*Given exercise*
In the material below, find every line with "matplotlib" and pull it out.

○ ○ ○

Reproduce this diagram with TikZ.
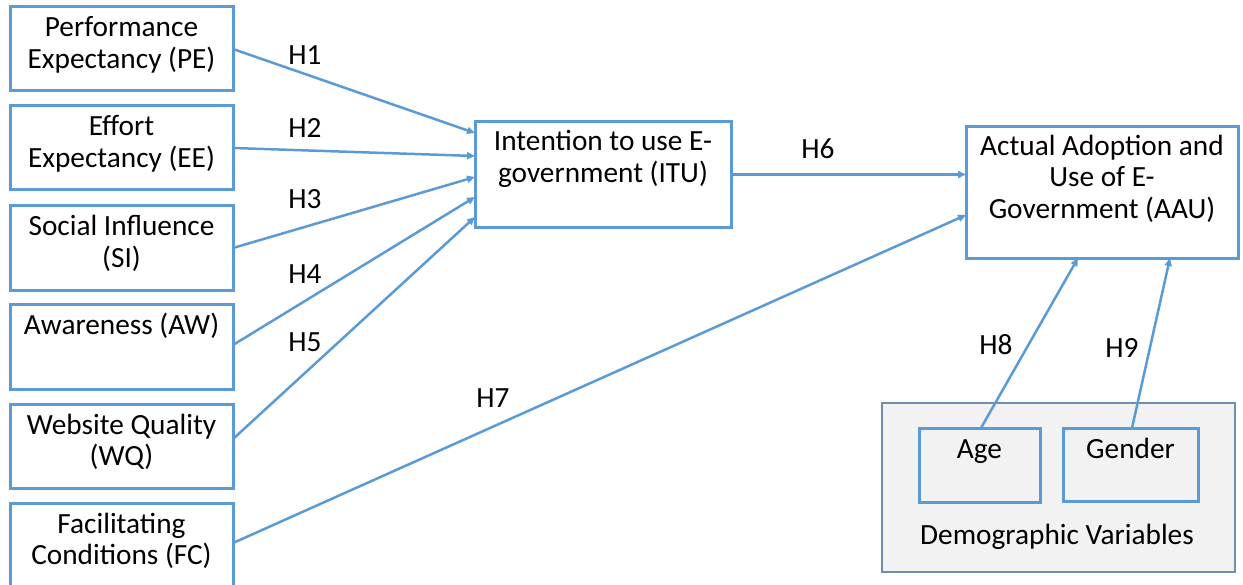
\documentclass[tikz,border=0pt]{standalone}
\usepackage{fontspec}
\setmainfont{Carlito}
\usetikzlibrary{arrows.meta}
\definecolor{lineblue}{HTML}{5B9BD5}
\definecolor{demoedge}{RGB}{112,142,180}
\definecolor{demofill}{HTML}{F2F2F2}
\begin{document}
\begin{tikzpicture}[x=1bp,y=-1bp,
  box/.style={draw=lineblue, line width=3bp, anchor=north west, inner sep=0pt, outer sep=0pt},
  txt/.style={anchor=base, align=center, inner sep=0pt, font=\fontsize{29.3bp}{31.5bp}\selectfont},
  hlab/.style={anchor=base, inner sep=0pt, font=\fontsize{29.3bp}{31.5bp}\selectfont},
  conn/.style={draw=lineblue, line width=2.5bp, -{Triangle[length=8bp,width=7bp]}}]
\clip (0,0) rectangle (1243,585);
\fill[white] (0,0) rectangle (1243,585);
% left boxes
\node[box, minimum width=223bp, minimum height=84bp] (pe) at (10,7) {};
\node[box, minimum width=223bp, minimum height=84bp] (ee) at (10,106) {};
\node[box, minimum width=223bp, minimum height=84bp] (si) at (10,206) {};
\node[box, minimum width=223bp, minimum height=84bp] (aw) at (10,305) {};
\node[box, minimum width=223bp, minimum height=84bp] (wq) at (10,404) {};
\node[box, minimum width=223bp, minimum height=90bp] (fc) at (10,503) {};
% middle and right boxes
\node[box, minimum width=256bp, minimum height=105bp] (itu) at (475,122) {};
\node[box, minimum width=272bp, minimum height=131bp] (aau) at (966,127) {};
\node[box, draw=demoedge, fill=demofill, line width=1.5bp, minimum width=353bp, minimum height=169bp] (demo) at (882,403) {};
\node[box, minimum width=121bp, minimum height=74bp] (age) at (919,428) {};
\node[box, minimum width=135bp, minimum height=73bp] (gender) at (1063,428) {};
% texts (anchor = baseline of the last line)
\node[txt] (tpe) at (121.5,68.5) {Performance\\Expectancy (PE)};
\node[txt] (tee) at (121.5,167.5) {Effort\\Expectancy (EE)};
\node[txt] (tsi) at (121.5,267.5) {Social Influence\\(SI)};
\node[txt] (taw) at (121.5,335) {Awareness (AW)};
\node[txt] (twq) at (121.5,465.5) {Website Quality\\(WQ)};
\node[txt] (tfc) at (121.5,564.5) {Facilitating\\Conditions (FC)};
\node[txt] (titu) at (603,182.5) {Intention to use E-\\government (ITU)};
\node[txt] (taau) at (1102,218.5) {Actual Adoption and\\Use of E-\\Government (AAU)};
\node[txt] (tage) at (979.5,458) {Age};
\node[txt] (tgender) at (1130.5,458) {Gender};
\node[txt] (tdemo) at (1057,544) {Demographic Variables};
% connectors
\draw[conn] (pe.east) -- ([yshift=41.5bp]itu.west);
\draw[conn] (ee.east) -- ([yshift=18.5bp]itu.west);
\draw[conn] (si.east) -- ([yshift=-2.5bp]itu.west);
\draw[conn] ([yshift=2bp]aw.east) -- ([yshift=-22.5bp]itu.west);
\draw[conn] ([yshift=7bp]wq.east) -- ([yshift=-42.5bp]itu.west);
\draw[conn] (itu.east) -- (itu.east -| aau.west);
\draw[conn] ([yshift=5bp]fc.east) -- ([yshift=-22.5bp]aau.west);
\draw[conn] ([xshift=1.5bp]age.north) -- ([xshift=-24bp]aau.south);
\draw[conn] ([xshift=1.5bp]gender.north) -- ([xshift=68bp]aau.south);
% hypothesis labels
\node[hlab] (h1) at (305,65) {H1};
\node[hlab] (h2) at (305,138) {H2};
\node[hlab] (h3) at (305,209) {H3};
\node[hlab] (h4) at (305,284) {H4};
\node[hlab] (h5) at (305,352) {H5};
\node[hlab] (h6) at (818,159) {H6};
\node[hlab] (h7) at (493,407) {H7};
\node[hlab] (h8) at (996,355) {H8};
\node[hlab] (h9) at (1122,358) {H9};
\end{tikzpicture}
\end{document}
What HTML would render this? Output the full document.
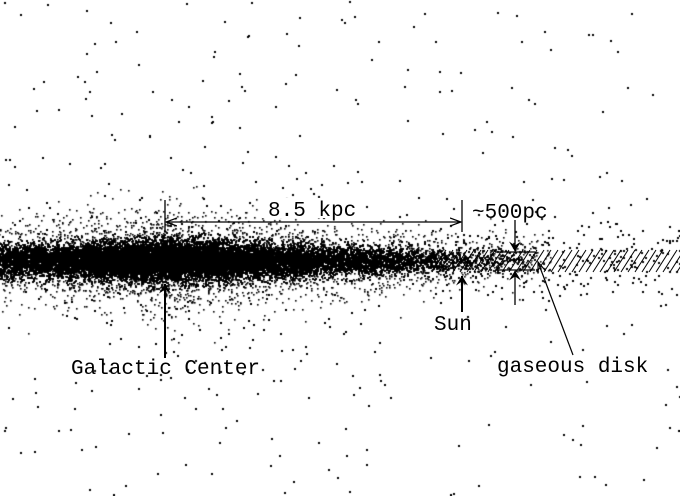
<!DOCTYPE html>
<html><head><meta charset="utf-8"><style>
html,body{margin:0;padding:0;background:#fff;}
#wrap{position:relative;width:680px;height:496px;overflow:hidden;}
canvas,svg{position:absolute;left:0;top:0;}
text{font-family:"Liberation Mono","DejaVu Sans Mono",monospace;font-size:21px;fill:#000;}
</style></head><body>
<div id="wrap">
<canvas id="stars" width="680" height="496"></canvas>
<svg width="680" height="496">
<defs>
<marker id="open" viewBox="0 0 12 10" refX="11" refY="5" markerWidth="12" markerHeight="10" orient="auto" markerUnits="userSpaceOnUse"><path d="M0,1 L11,5 L0,9" fill="none" stroke="#000" stroke-width="1.2"/></marker>
<marker id="solid" viewBox="0 0 10 14" refX="9.5" refY="7" markerWidth="10" markerHeight="14" orient="auto" markerUnits="userSpaceOnUse"><path d="M0,1 L10,7 L0,13 L4,7 Z" fill="#000"/></marker>
</defs>
<g id="hatch" stroke="#000" stroke-width="1"></g>
<g stroke="#000" stroke-width="1.3" fill="none">
<line x1="165" y1="200" x2="165" y2="232"/>
<line x1="462" y1="200" x2="462" y2="232"/>
<line x1="300" y1="222" x2="166" y2="222" marker-end="url(#open)"/>
<line x1="300" y1="222" x2="461" y2="222" marker-end="url(#open)"/>
</g>
<rect x="262" y="198" width="96" height="20" fill="#fff"/>
<text x="268" y="216">8.5 kpc</text>
<text x="472" y="218">~500pc</text>
<g stroke="#000" stroke-width="1.3" fill="none">
<line x1="515" y1="220" x2="515" y2="251" marker-end="url(#solid)"/>
<line x1="495" y1="252" x2="535" y2="252"/>
<line x1="495" y1="270" x2="535" y2="270"/>
<line x1="515" y1="305" x2="515" y2="271" marker-end="url(#solid)"/>
</g>
<g stroke="#000" stroke-width="2" fill="none">
<line x1="462" y1="312" x2="462" y2="276" marker-end="url(#solid)"/>
</g>
<text x="434" y="330">Sun</text>
<g stroke="#000" stroke-width="2" fill="none">
<line x1="165" y1="358" x2="165" y2="284" marker-end="url(#solid)"/>
</g>
<text x="71" y="374">Galactic Center</text>
<g stroke="#000" stroke-width="1.2" fill="none">
<line x1="573" y1="355" x2="538" y2="262" marker-end="url(#open)"/>
</g>
<text x="497" y="372">gaseous disk</text>
</svg>
</div>
<script>
var hatchStart = 432, hatchEnd = 684, hatchStep = 7;
var hg = document.getElementById('hatch');
for (var x = hatchStart; x < hatchEnd; x += hatchStep) {
  var l = document.createElementNS('http://www.w3.org/2000/svg','line');
  l.setAttribute('x1', x); l.setAttribute('y1', 272);
  l.setAttribute('x2', x + 14); l.setAttribute('y2', 250);
  
  
  hg.appendChild(l);
}
var seed = 12345;
function rnd(){
  seed = (seed + 0x6D2B79F5) | 0;
  var t = Math.imul(seed ^ (seed >>> 15), 1 | seed);
  t = (t + Math.imul(t ^ (t >>> 7), 61 | t)) ^ t;
  return ((t ^ (t >>> 14)) >>> 0) / 4294967296;
}
function gauss(){ var u=rnd()||1e-6, v=rnd(); return Math.sqrt(-2*Math.log(u))*Math.cos(2*Math.PI*v); }
var c = document.getElementById('stars').getContext('2d');
c.fillStyle = '#000';
function dot(x,y,s){ c.fillRect(Math.round(x), Math.round(y), s, s); }
var cx = 165, cy = 260;
// dense core band
for (var i=0;i<32000;i++){
  var x = -20 + rnd()*560;
  var d = Math.abs(x-cx);
  var keep = Math.exp(-d/150);
  if (x>380) keep *= Math.max(0,(540-x)/160);
  if (rnd()>keep) continue;
  var sig = 10 - d*0.015;
  if (sig<4) sig=4;
  dot(x, cy + gauss()*sig, 2);
}
// thick disk
for (var i=0;i<8000;i++){
  var x = -10 + rnd()*560;
  var d = Math.abs(x-cx);
  if (rnd()>Math.exp(-d/200)) continue;
  dot(x, cy + gauss()*(24 - d*0.03), 1.6);
}
// outer halo
for (var i=0;i<1800;i++){
  var x = rnd()*680, y = rnd()*496;
  var d = Math.hypot((x-cx)*0.9, (y-cy)*1.3);
  if (rnd()>Math.min(1, 60/(d+20))) continue;
  dot(x, y, 2);
}
for (var i=0;i<250;i++){
  var x = 430 + rnd()*250;
  dot(x, cy + gauss()*18, 2);
}
</script>
</body></html>
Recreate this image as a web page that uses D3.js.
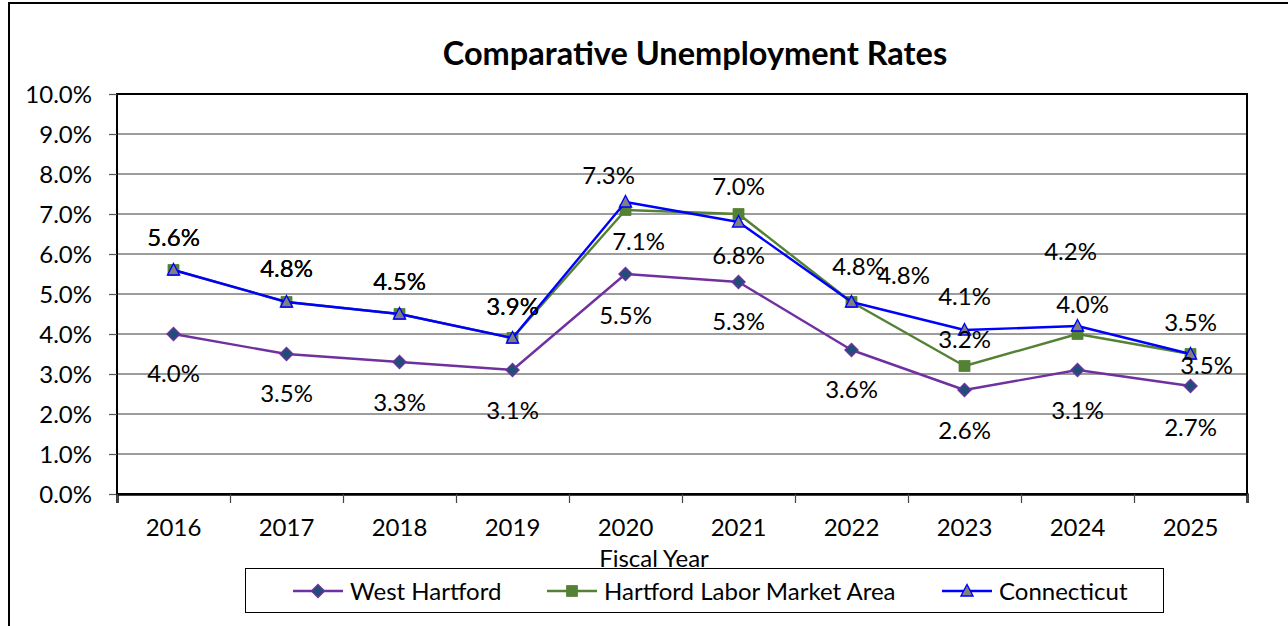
<!DOCTYPE html>
<html>
<head>
<meta charset="utf-8">
<script src="https://cdn.jsdelivr.net/npm/d3@7/dist/d3.min.js"></script>
<style>
  html, body { margin: 0; padding: 0; background: #fff; }
  svg { display: block; }
  text { font-family: Lato, "Open Sans", sans-serif; fill: #000; }
</style>
</head>
<body>
<svg id="chart" width="1288" height="626"></svg>
<script>
// Fiscal years on the category axis
const years = ["2016", "2017", "2018", "2019", "2020", "2021", "2022", "2023", "2024", "2025"];

// Unemployment rates (%)
const westHartford = [4.0, 3.5, 3.3, 3.1, 5.5, 5.3, 3.6, 2.6, 3.1, 2.7];
const hartfordLMA  = [5.6, 4.8, 4.5, 3.9, 7.1, 7.0, 4.8, 3.2, 4.0, 3.5];
const connecticut  = [5.6, 4.8, 4.5, 3.9, 7.3, 6.8, 4.8, 4.1, 4.2, 3.5];

// Value-axis ticks (%)
const yTicks = [0, 1, 2, 3, 4, 5, 6, 7, 8, 9, 10];

// Hand-placed data label nudges [dx, dy] relative to each point
const whLabelNudge   = [[0,39],[0,39],[0,40],[0,40],[0,41],[0,39],[0,39],[0,40],[0,40],[0,41]];
const hlmaLabelNudge = [[0,-33],[0,-34],[0,-33],[0,-32],[13,31],[0,-28],[7,-36],[0,-27],[5,-30],[16,11]];
const ctLabelNudge   = [[0,-33],[0,-34],[0,-33],[0,-32],[-17,-27],[0,33],[52,-27],[0,-34],[-7,-75],[0,-32]];

const svg = d3.select("#chart");
const W = 1288, H = 626;
const plot = { left: 117, right: 1247, top: 94, bottom: 494 };
const FS = 24;

// outer frame (left and top edges)
svg.append("path")
  .attr("d", `M9,${H} L9,3 L${W},3`)
  .attr("fill", "none").attr("stroke", "#000").attr("stroke-width", 2);

// title
svg.append("text")
  .attr("x", 695).attr("y", 65)
  .attr("text-anchor", "middle")
  .attr("font-weight", 700)
  .attr("font-size", 32.5)
  .text("Comparative Unemployment Rates");

const x = d3.scaleBand().domain(years).range([plot.left, plot.right]).padding(0);
const xc = d => x(d) + x.bandwidth() / 2;
const xEdge = d3.scaleLinear().domain([0, years.length]).range([plot.left, plot.right]);
const y = d3.scaleLinear().domain([0, 10]).range([plot.bottom, plot.top]);

// gridlines
svg.append("g")
  .selectAll("line")
  .data(yTicks.filter(t => t > 0 && t < 10))
  .join("line")
  .attr("x1", plot.left).attr("x2", plot.right)
  .attr("y1", d => y(d)).attr("y2", d => y(d))
  .attr("stroke", "#3a3a3a").attr("stroke-width", 1.2);

// plot area frame
svg.append("rect")
  .attr("x", plot.left).attr("y", plot.top)
  .attr("width", plot.right - plot.left).attr("height", plot.bottom - plot.top)
  .attr("fill", "none").attr("stroke", "#000").attr("stroke-width", 2);

// value axis
const yAxis = svg.append("g")
  .attr("transform", `translate(${plot.left},0)`)
  .call(d3.axisLeft(y).tickValues(yTicks).tickFormat(d => d.toFixed(1) + "%").tickSize(8).tickPadding(17));
yAxis.select(".domain").remove();
yAxis.selectAll(".tick line").attr("stroke", "#555").attr("stroke-width", 1.2);
yAxis.selectAll(".tick text")
  .attr("font-family", "Lato, sans-serif").attr("font-size", FS).attr("fill", "#000")
  .attr("dy", "0.36em");

// category axis: ticks between categories, labels centred
const xTickAxis = svg.append("g")
  .attr("transform", `translate(0,${plot.bottom})`)
  .call(d3.axisBottom(xEdge).tickValues(d3.range(years.length + 1)).tickFormat("").tickSize(9));
xTickAxis.select(".domain").attr("stroke", "#000").attr("stroke-width", 2.5);
xTickAxis.selectAll(".tick line").attr("stroke", "#444").attr("stroke-width", 1.2);

const xLabelAxis = svg.append("g")
  .attr("transform", `translate(0,${plot.bottom})`)
  .call(d3.axisBottom(x).tickSize(0).tickPadding(33));
xLabelAxis.select(".domain").remove();
xLabelAxis.selectAll(".tick text")
  .attr("font-family", "Lato, sans-serif").attr("font-size", FS).attr("fill", "#000")
  .attr("dy", "0.36em");

const series = [
  { name: "West Hartford", values: westHartford, nudge: whLabelNudge,
    line: "#7030A0", fill: "#1F4E79", stroke: "#7030A0", shape: "diamond" },
  { name: "Hartford Labor Market Area", values: hartfordLMA, nudge: hlmaLabelNudge,
    line: "#548235", fill: "#548235", stroke: "#548235", shape: "square" },
  { name: "Connecticut", values: connecticut, nudge: ctLabelNudge,
    line: "#0000FF", fill: "#808080", stroke: "#0000FF", shape: "triangle" }
];

function markerPath(shape) {
  if (shape === "diamond") return "M0,-6.5 L6.5,0 L0,6.5 L-6.5,0 Z";
  if (shape === "square") return "M-5.5,-5.5 H5.5 V5.5 H-5.5 Z";
  return "M0,-6.5 L6,5 L-6,5 Z";
}

const line = d3.line().x((d, i) => xc(years[i])).y(d => y(d));

series.forEach(s => {
  const g = svg.append("g");
  g.append("path")
    .attr("d", line(s.values))
    .attr("fill", "none").attr("stroke", s.line).attr("stroke-width", 2.4)
    .attr("stroke-linejoin", "round");
  g.selectAll("path.mk")
    .data(s.values)
    .join("path")
    .attr("class", "mk")
    .attr("transform", (d, i) => `translate(${xc(years[i])},${y(d)})`)
    .attr("d", markerPath(s.shape))
    .attr("fill", s.fill).attr("stroke", s.stroke)
    .attr("stroke-width", s.shape === "square" ? 0.8 : 1.4);
});

// data labels
series.forEach(s => {
  svg.append("g")
    .selectAll("text")
    .data(s.values)
    .join("text")
    .attr("x", (d, i) => xc(years[i]) + s.nudge[i][0])
    .attr("y", (d, i) => y(d) + s.nudge[i][1])
    .attr("dy", "0.36em")
    .attr("text-anchor", "middle")
    .attr("font-size", FS)
    .text(d => d.toFixed(1) + "%");
});

// legend
const legend = svg.append("g");
legend.append("rect")
  .attr("x", 245.5).attr("y", 568.5).attr("width", 918).attr("height", 44)
  .attr("fill", "#fff").attr("stroke", "#000").attr("stroke-width", 1);
const legendX = [293, 547, 942];
series.forEach((s, i) => {
  const gx = legendX[i];
  legend.append("line")
    .attr("x1", gx).attr("x2", gx + 50).attr("y1", 591).attr("y2", 591)
    .attr("stroke", s.line).attr("stroke-width", 2.4);
  legend.append("path")
    .attr("transform", `translate(${gx + 25},591)`)
    .attr("d", markerPath(s.shape))
    .attr("fill", s.fill).attr("stroke", s.stroke)
    .attr("stroke-width", s.shape === "square" ? 0.8 : 1.4);
  legend.append("text")
    .attr("x", gx + 57).attr("y", 591).attr("dy", "0.36em")
    .attr("font-size", FS)
    .text(s.name);
});

// axis title, drawn over the legend's top edge
svg.append("text")
  .attr("x", 654).attr("y", 567)
  .attr("text-anchor", "middle")
  .attr("font-size", FS)
  .text("Fiscal Year");
</script>
</body>
</html>
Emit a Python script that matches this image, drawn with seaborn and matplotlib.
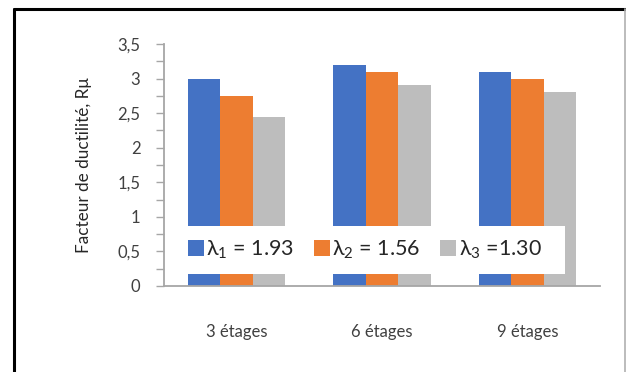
import matplotlib
matplotlib.use("Agg")
import matplotlib.pyplot as plt
from matplotlib.lines import Line2D
from matplotlib.patches import Rectangle
from matplotlib.ticker import MultipleLocator, FixedLocator
import pandas as pd
import seaborn as sns

# Data
categories = ["3 étages", "6 étages", "9 étages"]
series_labels = ["λ$_1$ = 1.93", "λ$_2$ = 1.56", "λ$_3$ =1.30"]
lambda1 = [3.0, 3.2, 3.1]
lambda2 = [2.75, 3.1, 3.0]
lambda3 = [2.45, 2.9, 2.8]
y_ticks = [0, 0.5, 1, 1.5, 2, 2.5, 3, 3.5]
y_tick_labels = ["0", "0,5", "1", "1,5", "2", "2,5", "3", "3,5"]
colors = ["#4472C4", "#ED7D31", "#BDBDBD"]

rows = []
for lab, vals in zip(series_labels, [lambda1, lambda2, lambda3]):
    for cat, v in zip(categories, vals):
        rows.append({"Bâtiment": cat, "Série": lab, "Rmu": v})
df = pd.DataFrame(rows)

sns.set_style("white")
plt.rcParams["font.family"] = ["Lato", "DejaVu Sans"]
plt.rcParams["mathtext.fontset"] = "custom"
plt.rcParams["mathtext.rm"] = "Lato"
plt.rcParams["mathtext.it"] = "Lato"

fig = plt.figure(figsize=(6.26, 3.72), dpi=100)
ax = fig.add_axes([164 / 626, 1 - 286 / 372, 436 / 626, 242 / 372])

sns.barplot(data=df, x="Bâtiment", y="Rmu", hue="Série", order=categories,
            hue_order=series_labels, palette=colors, width=0.67,
            saturation=1, linewidth=0, ax=ax, legend=False, zorder=2)

ax.set_xlim(-0.5, 2.5)
ax.set_ylim(0, 3.5)
ax.yaxis.set_major_locator(FixedLocator(y_ticks))
ax.set_yticklabels(y_tick_labels)
ax.yaxis.set_minor_locator(MultipleLocator(0.25))

axis_gray = "#A6A6A6"
for side in ["top", "right"]:
    ax.spines[side].set_visible(False)
for side in ["left", "bottom"]:
    ax.spines[side].set_color(axis_gray)
    ax.spines[side].set_linewidth(1.3)

ax.tick_params(axis="y", which="both", direction="out", length=6,
               width=1.0, color=axis_gray, labelsize=12,
               labelcolor="#404040", pad=11, left=True)
ax.tick_params(axis="x", length=0, labelsize=12, labelcolor="#404040", pad=27)
ax.set_xlabel("")
ax.set_ylabel("Facteur de ductilité, Rμ", fontsize=12.3, color="#262626",
              labelpad=18)

# White legend box over the bars
ax.add_patch(Rectangle((0.053, 0.17 / 3.5), 0.867, 0.70 / 3.5,
                       transform=ax.transAxes, facecolor="white",
                       edgecolor="none", zorder=4))
handles = [Rectangle((0, 0), 1, 1, facecolor=c, edgecolor="none") for c in colors]
leg = ax.legend(handles, series_labels, loc="center",
                bbox_to_anchor=(0.46, 0.53 / 3.5), ncol=3, frameon=False,
                fontsize=15.5, handlelength=0.75, handleheight=0.75,
                handletextpad=0.12, columnspacing=0.9, borderpad=0.2)
leg.set_zorder(5)
for t in leg.get_texts():
    t.set_color("#262626")

# Outer frame of the figure
fig.add_artist(Line2D([14 / 626, 1], [1 - 9 / 372, 1 - 9 / 372],
                      transform=fig.transFigure, color="black", linewidth=2.2))
fig.add_artist(Line2D([14 / 626, 14 / 626], [0, 1 - 9 / 372],
                      transform=fig.transFigure, color="black", linewidth=2.2))
fig.add_artist(Line2D([625 / 626, 625 / 626], [0, 1 - 9 / 372],
                      transform=fig.transFigure, color="#B0B0B0", linewidth=1.2))

fig.savefig("out.png", dpi=100, facecolor="white")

○ ○ ○

*Complete output*
Emit a Python script that matches this image, drawn with seaborn and matplotlib.
import matplotlib
matplotlib.use("Agg")
import matplotlib.pyplot as plt
from matplotlib.lines import Line2D
from matplotlib.patches import Rectangle
from matplotlib.ticker import MultipleLocator, FixedLocator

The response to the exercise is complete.